In 325 AD, the bishops who met at the Council of Nicaea decided to give Easter not a date in the Julian calendar, of whose faults they were aware, but what the mystical conception of Time had handed down.
Easter was therefore to fall on the first Sunday following the first full moon following the spring equinox. Thus, it was necessary to know the exact date of the spring equinox, with no mistakes. The spring equinox was then moved from 25 March – the date of the Julian calendar, which needed to be corrected – to 21 March.
The reason for this discrepancy in the Julian calendar had been due to its neglecting the effects of the third movement of the Earth. Our planet revolves around the sun: this is its first movement. It also rotates around its own axis: second movement. The third movement: the axis of the Earth also moves.
The Julian year has about a hundredth of a day more than it should have to be in sync with the inclination of the Earth’s axis with respect to the Sun. It is from this inclination that the spring equinox depends.
If the axis around which our Earth spins were fixed in the outer space, the link between the calendar date and the succession of seasons would remain fixed over the centuries. The axis of the spinning top which is our planet instead moves. It is a tremendously slow movement. To make a complete turn, the Earth’s axis takes almost 26,000 years.
In 325 AD, year of the Council of Nicaea, 370 years since the adoption of the Julian calendar had elapsed, almost four days’ discrepancy with the correct day for the spring equinox had accumulated, which led the bishops of the Council of Nicaea to move it from 25 to 21 March.
Today the spring equinox is always March 21 and will remain so over the centuries thanks to the Gregorian calendar, which takes into account the third movement of the Earth.

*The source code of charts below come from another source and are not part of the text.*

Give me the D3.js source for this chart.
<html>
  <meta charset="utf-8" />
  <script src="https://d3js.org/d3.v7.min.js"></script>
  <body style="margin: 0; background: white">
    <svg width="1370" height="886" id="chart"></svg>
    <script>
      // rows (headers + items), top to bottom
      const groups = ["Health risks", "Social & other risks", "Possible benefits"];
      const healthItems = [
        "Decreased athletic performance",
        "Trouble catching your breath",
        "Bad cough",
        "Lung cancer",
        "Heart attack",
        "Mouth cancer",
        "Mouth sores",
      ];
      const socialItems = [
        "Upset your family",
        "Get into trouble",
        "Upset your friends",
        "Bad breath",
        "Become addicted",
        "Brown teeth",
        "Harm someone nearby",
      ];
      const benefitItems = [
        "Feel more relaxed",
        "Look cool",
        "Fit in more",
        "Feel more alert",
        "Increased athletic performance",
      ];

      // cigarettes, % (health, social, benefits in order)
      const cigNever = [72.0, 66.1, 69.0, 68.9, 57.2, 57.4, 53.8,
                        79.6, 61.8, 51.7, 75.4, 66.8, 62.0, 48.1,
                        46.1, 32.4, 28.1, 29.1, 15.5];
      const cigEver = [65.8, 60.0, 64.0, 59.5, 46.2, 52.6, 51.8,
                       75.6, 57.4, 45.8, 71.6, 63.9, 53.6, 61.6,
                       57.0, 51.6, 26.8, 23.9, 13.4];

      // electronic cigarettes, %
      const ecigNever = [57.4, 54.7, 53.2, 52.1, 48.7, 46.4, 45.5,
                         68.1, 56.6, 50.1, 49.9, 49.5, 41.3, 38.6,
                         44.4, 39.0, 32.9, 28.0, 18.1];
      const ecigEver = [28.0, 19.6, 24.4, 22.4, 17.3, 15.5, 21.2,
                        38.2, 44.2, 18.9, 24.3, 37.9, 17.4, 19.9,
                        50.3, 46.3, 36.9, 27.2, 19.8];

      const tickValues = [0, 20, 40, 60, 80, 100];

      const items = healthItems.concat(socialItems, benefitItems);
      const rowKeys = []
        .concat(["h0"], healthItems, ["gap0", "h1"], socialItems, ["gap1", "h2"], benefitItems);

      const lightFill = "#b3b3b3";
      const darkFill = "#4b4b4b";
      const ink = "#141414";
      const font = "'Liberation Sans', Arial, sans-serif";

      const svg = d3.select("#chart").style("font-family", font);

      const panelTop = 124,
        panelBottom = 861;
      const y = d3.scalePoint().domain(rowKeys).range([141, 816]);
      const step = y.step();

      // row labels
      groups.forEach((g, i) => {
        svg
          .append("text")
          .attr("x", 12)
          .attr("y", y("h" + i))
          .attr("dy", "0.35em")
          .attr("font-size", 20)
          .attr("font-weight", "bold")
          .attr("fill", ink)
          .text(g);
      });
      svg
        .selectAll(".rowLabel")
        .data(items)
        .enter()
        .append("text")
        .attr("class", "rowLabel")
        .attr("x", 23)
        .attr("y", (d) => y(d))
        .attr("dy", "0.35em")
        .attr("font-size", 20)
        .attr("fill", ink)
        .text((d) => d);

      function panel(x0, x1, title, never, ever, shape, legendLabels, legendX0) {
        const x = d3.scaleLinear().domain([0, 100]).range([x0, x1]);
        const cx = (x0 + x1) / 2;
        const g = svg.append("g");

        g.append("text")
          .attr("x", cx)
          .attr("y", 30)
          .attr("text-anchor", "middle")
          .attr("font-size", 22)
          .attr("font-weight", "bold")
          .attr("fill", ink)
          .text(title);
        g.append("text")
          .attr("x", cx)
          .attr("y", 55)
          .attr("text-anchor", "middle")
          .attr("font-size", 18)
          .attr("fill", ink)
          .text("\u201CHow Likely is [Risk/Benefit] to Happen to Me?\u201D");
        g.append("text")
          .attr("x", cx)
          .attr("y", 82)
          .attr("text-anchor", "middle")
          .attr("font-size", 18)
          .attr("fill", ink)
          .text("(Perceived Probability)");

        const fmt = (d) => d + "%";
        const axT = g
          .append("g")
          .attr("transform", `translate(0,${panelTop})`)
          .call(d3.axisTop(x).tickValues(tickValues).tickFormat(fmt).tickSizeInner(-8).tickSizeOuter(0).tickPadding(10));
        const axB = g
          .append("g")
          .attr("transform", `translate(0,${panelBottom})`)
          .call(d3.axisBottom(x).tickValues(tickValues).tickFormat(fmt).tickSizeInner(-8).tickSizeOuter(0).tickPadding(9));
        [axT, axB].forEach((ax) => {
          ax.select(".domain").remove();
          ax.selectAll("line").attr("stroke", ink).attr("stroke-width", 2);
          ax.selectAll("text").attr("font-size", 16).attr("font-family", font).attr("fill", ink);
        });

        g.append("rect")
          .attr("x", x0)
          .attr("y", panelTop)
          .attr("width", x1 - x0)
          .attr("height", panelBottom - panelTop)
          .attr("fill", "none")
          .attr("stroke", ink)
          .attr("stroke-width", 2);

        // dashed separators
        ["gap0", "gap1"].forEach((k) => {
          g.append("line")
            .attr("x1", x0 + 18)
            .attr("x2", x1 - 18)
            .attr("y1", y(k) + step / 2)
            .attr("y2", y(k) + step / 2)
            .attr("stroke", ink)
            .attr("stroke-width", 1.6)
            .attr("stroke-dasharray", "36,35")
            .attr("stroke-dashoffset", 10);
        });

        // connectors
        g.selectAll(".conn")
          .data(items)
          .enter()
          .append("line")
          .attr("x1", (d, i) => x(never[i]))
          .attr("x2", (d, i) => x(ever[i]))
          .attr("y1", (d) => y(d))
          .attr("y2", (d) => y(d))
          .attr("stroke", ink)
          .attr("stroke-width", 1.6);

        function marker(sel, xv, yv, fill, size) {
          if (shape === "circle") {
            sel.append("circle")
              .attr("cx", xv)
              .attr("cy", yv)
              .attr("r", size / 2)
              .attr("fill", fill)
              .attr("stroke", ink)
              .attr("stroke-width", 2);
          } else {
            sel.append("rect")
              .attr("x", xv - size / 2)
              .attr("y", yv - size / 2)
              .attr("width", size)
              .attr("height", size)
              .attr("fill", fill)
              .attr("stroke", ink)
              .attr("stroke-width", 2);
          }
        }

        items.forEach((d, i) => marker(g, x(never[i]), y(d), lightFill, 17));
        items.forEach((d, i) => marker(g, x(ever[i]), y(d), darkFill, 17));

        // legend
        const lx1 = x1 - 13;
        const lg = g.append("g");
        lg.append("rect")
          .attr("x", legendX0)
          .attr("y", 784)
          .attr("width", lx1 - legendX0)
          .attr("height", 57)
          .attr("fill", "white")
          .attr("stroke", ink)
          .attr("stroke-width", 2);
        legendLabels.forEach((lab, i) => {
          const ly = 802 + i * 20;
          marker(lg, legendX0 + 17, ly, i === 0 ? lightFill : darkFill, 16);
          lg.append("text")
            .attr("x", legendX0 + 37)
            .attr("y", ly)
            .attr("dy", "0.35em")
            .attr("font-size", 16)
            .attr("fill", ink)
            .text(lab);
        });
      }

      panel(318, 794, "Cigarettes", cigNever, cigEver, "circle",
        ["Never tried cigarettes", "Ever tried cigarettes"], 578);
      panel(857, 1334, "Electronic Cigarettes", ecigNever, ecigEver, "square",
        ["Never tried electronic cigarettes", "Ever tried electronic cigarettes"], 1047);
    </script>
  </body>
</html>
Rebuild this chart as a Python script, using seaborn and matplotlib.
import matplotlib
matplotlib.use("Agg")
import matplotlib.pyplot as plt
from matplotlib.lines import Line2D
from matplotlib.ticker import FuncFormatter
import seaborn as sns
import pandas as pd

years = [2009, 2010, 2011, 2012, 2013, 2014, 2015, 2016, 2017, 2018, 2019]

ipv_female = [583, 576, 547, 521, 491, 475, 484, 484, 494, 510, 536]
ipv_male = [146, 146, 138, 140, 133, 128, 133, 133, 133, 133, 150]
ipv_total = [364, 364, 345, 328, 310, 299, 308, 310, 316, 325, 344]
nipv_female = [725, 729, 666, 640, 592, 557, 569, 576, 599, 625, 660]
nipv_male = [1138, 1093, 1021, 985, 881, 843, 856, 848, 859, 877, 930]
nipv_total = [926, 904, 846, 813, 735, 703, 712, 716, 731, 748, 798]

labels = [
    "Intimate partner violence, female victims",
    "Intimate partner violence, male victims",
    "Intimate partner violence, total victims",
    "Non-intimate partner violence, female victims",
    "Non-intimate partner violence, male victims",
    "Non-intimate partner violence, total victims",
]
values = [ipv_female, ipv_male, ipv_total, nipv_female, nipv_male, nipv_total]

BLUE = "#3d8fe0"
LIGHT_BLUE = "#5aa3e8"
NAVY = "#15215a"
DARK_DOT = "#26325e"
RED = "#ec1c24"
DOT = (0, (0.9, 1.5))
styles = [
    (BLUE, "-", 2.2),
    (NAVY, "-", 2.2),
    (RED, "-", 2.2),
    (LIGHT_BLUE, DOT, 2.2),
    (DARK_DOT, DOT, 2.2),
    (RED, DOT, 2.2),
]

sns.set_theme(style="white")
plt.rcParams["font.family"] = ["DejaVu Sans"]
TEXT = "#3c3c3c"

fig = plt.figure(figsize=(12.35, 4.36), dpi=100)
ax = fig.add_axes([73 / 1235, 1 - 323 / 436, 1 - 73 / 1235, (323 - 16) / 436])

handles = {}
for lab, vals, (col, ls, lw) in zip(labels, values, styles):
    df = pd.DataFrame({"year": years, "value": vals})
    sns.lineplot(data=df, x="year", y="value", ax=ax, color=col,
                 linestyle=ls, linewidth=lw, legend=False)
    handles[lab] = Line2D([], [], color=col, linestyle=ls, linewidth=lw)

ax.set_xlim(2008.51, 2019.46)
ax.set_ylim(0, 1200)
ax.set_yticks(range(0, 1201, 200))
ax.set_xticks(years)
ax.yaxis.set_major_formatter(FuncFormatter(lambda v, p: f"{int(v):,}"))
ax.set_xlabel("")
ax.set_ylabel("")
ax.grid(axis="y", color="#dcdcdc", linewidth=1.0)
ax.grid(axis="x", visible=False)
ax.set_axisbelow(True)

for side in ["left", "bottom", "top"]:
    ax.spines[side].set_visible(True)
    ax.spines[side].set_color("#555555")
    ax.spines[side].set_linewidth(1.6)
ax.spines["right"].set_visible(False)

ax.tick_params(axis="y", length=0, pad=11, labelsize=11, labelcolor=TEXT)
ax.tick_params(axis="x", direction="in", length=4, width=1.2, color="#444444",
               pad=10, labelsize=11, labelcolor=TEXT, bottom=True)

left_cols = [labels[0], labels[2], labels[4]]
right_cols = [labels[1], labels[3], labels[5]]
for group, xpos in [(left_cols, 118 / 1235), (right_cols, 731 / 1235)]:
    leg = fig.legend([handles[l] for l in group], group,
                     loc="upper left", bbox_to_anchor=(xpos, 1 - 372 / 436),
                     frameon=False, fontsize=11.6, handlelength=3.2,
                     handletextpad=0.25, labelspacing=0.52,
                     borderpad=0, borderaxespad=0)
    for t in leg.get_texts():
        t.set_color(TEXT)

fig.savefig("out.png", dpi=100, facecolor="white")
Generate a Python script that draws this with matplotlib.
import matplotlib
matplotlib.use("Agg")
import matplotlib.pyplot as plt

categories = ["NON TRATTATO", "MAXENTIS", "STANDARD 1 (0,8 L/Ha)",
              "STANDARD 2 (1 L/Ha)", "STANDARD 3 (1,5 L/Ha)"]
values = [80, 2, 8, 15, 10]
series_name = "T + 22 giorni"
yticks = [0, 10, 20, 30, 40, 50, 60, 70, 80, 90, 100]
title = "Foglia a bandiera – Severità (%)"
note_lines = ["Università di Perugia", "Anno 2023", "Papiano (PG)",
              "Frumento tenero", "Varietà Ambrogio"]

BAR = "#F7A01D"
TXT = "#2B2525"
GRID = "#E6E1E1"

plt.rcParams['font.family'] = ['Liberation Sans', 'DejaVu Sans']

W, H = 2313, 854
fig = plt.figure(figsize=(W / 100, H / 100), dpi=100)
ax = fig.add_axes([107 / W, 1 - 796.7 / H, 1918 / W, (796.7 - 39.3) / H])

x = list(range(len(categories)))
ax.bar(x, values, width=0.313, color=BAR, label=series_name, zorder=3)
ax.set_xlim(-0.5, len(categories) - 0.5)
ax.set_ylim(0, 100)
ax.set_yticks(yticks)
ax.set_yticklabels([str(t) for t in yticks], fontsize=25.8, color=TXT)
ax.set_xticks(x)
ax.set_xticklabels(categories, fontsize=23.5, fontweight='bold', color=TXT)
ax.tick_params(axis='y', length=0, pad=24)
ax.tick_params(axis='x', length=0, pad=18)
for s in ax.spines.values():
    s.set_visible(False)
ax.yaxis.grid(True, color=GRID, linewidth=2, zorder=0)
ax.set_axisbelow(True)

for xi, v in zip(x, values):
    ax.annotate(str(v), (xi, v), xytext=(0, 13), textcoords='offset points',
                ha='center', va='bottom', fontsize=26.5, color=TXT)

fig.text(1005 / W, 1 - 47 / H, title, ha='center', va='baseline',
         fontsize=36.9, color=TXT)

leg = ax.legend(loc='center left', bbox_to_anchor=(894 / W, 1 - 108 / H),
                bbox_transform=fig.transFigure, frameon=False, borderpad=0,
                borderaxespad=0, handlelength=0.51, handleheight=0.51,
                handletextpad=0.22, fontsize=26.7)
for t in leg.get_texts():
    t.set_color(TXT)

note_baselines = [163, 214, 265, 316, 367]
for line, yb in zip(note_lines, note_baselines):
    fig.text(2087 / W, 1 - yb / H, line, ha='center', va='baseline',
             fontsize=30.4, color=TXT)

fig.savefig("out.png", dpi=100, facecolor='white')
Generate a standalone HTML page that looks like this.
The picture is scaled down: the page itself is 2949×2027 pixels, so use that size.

Generally, the synchrony between the calendar dates and the seasons is developed over a very long period: the almost two hundred days (to be exact 183) that separate summer from winter.
The mystical conception of Time, on the other hand, focuses synchrony on a single day: the spring equinox, to which the date of the Resurrection of Jesus Christ is linked.
It was the Italian astronomer, mathematician and physician Luigi Lilio (Aloysius Lilius) (1510-1576 AD) who developed the astronomical basis for the perfect link between the spring equinox and the Easter of the Resurrection. His study gave birth to the Gregorian calendar promulgated by Pope Gregory XIII in 1582.
Thus the perfect calendar was born, which is obtained by subtracting three days every ten thousand years from the Gregorian calendar. In it the discrepancy with the seasons, which in the Roman Julian calendar took place after a few years, occurs after millions of years.
As Italian and Catholic physicist Antonino Zichichi, former President of the World Federation of Scientists, of the European Physical Society and of Italy’s National Institute of Nuclear Physics, put it:
the perfect calendar and science could have been the triumph of atheist culture; instead they were born in the heart of our culture.
We’ve covered the perfect calendar; we’ll leave the subject of how science is a direct emanation of Christianity to another, not distant, post.